PROBLEM DETAILS:
Quote the records exactly, starting at the first line and stopping after the line with "temp_ticks = [30, 40, 50, 60, 70, 80, 90, 100]"; skip the pictures.

[Rows from a dataset of charts and code]
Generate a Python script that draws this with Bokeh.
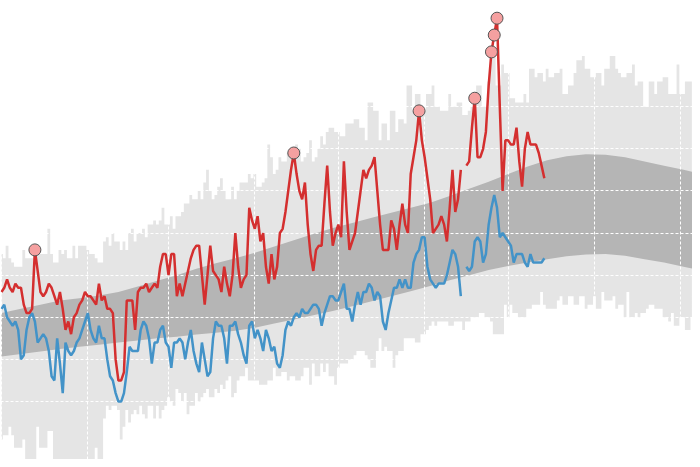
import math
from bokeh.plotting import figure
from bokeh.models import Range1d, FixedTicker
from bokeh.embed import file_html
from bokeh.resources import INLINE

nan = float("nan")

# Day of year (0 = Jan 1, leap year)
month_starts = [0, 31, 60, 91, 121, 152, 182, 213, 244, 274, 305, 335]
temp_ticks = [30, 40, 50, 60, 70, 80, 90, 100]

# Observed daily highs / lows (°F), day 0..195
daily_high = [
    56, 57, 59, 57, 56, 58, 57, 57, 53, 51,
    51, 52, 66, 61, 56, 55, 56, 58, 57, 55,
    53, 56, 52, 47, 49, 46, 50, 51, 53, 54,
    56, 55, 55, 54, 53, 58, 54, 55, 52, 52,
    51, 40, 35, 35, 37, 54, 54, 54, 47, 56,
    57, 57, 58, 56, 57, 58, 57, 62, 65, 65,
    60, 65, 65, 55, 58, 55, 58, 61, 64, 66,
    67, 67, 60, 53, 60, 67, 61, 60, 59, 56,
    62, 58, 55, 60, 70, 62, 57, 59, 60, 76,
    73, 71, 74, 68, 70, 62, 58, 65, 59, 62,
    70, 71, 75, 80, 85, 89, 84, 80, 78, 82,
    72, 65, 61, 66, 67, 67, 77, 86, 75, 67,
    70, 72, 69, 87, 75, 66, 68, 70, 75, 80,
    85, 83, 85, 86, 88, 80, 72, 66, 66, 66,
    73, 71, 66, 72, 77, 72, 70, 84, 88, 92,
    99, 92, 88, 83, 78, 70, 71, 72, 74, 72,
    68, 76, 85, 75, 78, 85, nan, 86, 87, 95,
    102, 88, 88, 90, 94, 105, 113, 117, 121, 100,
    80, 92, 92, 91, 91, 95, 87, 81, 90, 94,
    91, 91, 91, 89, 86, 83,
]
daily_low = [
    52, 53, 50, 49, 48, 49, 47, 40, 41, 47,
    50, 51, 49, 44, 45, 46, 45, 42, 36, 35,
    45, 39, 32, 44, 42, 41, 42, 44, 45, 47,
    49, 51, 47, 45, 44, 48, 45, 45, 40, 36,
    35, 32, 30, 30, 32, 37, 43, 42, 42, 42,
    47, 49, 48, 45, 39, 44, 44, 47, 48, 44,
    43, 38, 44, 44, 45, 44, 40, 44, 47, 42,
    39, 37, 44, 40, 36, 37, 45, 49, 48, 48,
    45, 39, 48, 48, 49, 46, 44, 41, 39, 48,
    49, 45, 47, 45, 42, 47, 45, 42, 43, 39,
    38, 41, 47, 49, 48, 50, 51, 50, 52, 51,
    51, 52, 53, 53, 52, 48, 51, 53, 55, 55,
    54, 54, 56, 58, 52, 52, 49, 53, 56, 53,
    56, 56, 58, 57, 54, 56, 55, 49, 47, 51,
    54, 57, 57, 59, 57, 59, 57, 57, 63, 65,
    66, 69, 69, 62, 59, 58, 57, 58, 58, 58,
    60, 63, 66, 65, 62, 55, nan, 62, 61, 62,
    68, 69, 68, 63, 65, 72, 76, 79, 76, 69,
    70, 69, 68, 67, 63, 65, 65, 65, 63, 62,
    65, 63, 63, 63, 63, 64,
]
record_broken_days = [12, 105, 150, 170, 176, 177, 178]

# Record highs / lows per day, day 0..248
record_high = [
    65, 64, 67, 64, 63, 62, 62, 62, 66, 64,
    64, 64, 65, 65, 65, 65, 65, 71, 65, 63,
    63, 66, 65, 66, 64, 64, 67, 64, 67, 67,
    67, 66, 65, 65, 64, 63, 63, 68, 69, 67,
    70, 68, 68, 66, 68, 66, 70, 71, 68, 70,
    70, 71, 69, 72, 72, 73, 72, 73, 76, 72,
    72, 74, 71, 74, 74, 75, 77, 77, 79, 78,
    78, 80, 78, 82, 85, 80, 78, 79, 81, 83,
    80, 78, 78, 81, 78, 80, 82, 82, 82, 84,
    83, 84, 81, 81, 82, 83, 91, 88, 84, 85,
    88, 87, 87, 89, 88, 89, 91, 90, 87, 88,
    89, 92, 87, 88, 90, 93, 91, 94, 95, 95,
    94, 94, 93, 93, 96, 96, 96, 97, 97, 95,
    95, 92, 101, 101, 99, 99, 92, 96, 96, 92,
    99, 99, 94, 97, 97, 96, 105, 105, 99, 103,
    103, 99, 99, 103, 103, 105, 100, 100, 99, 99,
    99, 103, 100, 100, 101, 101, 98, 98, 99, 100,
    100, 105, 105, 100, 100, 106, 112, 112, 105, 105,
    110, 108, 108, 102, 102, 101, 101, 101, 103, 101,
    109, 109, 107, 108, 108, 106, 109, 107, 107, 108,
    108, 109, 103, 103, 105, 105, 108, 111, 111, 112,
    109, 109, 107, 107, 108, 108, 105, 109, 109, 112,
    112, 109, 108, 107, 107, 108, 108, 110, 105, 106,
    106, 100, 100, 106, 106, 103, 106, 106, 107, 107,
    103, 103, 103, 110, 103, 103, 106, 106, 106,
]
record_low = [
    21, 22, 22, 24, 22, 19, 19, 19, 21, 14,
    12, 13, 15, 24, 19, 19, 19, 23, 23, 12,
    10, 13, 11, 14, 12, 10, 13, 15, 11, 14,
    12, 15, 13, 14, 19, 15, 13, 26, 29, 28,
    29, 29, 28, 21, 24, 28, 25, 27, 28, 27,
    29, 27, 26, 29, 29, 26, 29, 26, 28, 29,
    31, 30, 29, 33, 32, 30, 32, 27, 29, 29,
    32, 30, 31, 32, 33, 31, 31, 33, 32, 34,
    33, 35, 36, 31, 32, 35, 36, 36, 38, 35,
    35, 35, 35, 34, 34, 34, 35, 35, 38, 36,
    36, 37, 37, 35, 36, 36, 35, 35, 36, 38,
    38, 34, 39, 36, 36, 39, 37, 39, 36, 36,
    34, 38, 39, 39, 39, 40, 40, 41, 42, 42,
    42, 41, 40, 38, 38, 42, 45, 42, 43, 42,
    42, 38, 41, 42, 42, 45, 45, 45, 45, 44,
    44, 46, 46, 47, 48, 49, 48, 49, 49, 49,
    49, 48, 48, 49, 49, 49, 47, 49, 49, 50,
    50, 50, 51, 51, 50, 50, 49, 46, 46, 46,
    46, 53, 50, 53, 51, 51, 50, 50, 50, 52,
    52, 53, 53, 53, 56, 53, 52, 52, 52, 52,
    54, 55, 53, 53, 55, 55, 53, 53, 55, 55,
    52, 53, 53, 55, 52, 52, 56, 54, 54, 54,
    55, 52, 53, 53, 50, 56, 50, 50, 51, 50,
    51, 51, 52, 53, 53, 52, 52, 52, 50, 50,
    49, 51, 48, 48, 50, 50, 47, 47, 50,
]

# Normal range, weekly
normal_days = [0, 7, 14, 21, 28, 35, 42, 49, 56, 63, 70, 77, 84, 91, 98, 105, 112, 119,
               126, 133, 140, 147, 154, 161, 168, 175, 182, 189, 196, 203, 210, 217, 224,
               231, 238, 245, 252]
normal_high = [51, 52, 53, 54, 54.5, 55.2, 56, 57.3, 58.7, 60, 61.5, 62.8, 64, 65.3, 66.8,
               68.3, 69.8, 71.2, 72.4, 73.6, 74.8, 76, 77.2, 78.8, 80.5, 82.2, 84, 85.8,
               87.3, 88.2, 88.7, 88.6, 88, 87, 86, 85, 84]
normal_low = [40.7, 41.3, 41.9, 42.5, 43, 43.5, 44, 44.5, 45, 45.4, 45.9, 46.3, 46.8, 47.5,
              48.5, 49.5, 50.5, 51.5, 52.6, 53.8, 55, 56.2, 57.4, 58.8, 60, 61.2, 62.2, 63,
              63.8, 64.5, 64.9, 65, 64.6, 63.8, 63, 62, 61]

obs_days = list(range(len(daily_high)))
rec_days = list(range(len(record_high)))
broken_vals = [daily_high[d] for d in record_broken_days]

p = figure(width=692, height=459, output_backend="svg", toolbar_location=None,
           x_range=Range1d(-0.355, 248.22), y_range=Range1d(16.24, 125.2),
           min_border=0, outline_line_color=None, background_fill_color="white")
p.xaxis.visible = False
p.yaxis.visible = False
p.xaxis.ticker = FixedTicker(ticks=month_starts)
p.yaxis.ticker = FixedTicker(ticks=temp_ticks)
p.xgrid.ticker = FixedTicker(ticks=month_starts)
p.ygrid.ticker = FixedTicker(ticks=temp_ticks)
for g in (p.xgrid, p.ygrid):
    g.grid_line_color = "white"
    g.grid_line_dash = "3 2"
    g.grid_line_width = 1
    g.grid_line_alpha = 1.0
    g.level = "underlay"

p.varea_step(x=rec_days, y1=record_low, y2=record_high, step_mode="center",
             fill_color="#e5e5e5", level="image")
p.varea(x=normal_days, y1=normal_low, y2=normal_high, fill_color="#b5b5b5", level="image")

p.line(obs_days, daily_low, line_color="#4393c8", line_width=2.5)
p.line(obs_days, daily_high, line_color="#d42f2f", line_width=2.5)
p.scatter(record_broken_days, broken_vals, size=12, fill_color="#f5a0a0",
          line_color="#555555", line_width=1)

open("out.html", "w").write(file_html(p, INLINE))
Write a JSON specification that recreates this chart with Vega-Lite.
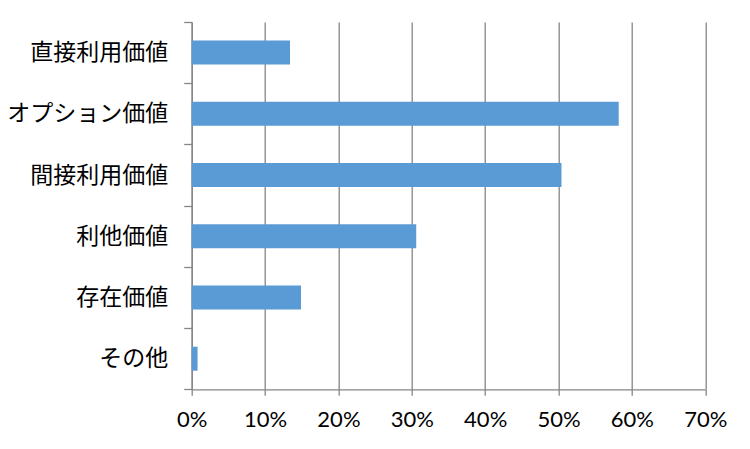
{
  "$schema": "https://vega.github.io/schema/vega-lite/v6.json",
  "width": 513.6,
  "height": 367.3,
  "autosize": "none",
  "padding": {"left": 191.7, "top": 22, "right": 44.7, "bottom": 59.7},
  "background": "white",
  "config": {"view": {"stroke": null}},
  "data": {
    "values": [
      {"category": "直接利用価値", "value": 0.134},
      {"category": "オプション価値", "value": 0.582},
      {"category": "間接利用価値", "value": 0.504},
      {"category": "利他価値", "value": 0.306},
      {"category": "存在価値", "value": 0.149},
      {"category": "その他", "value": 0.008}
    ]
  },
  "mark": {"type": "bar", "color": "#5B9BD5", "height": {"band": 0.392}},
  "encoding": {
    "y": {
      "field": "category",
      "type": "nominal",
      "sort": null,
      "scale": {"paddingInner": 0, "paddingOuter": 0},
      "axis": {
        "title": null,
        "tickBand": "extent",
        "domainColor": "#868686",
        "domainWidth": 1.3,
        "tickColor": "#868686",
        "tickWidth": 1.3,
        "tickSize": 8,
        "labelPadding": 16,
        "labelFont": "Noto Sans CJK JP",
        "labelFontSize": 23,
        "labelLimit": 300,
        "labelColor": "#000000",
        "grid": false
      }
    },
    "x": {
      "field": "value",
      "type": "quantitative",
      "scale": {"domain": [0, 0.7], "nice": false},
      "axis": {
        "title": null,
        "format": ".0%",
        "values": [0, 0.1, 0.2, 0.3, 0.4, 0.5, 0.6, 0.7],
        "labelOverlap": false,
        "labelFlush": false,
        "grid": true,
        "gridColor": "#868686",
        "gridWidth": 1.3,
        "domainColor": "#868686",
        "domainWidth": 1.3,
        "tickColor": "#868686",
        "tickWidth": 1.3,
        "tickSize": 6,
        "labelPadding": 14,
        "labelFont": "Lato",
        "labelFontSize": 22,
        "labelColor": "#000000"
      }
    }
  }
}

RESULT:
Generate a Python script that draws this with Bokeh.
import math
from bokeh.plotting import figure
from bokeh.models import Range1d, FixedTicker
from bokeh.embed import file_html
from bokeh.resources import INLINE

nan = float("nan")

# Day of year (0 = Jan 1, leap year)
month_starts = [0, 31, 60, 91, 121, 152, 182, 213, 244, 274, 305, 335]
temp_ticks = [30, 40, 50, 60, 70, 80, 90, 100]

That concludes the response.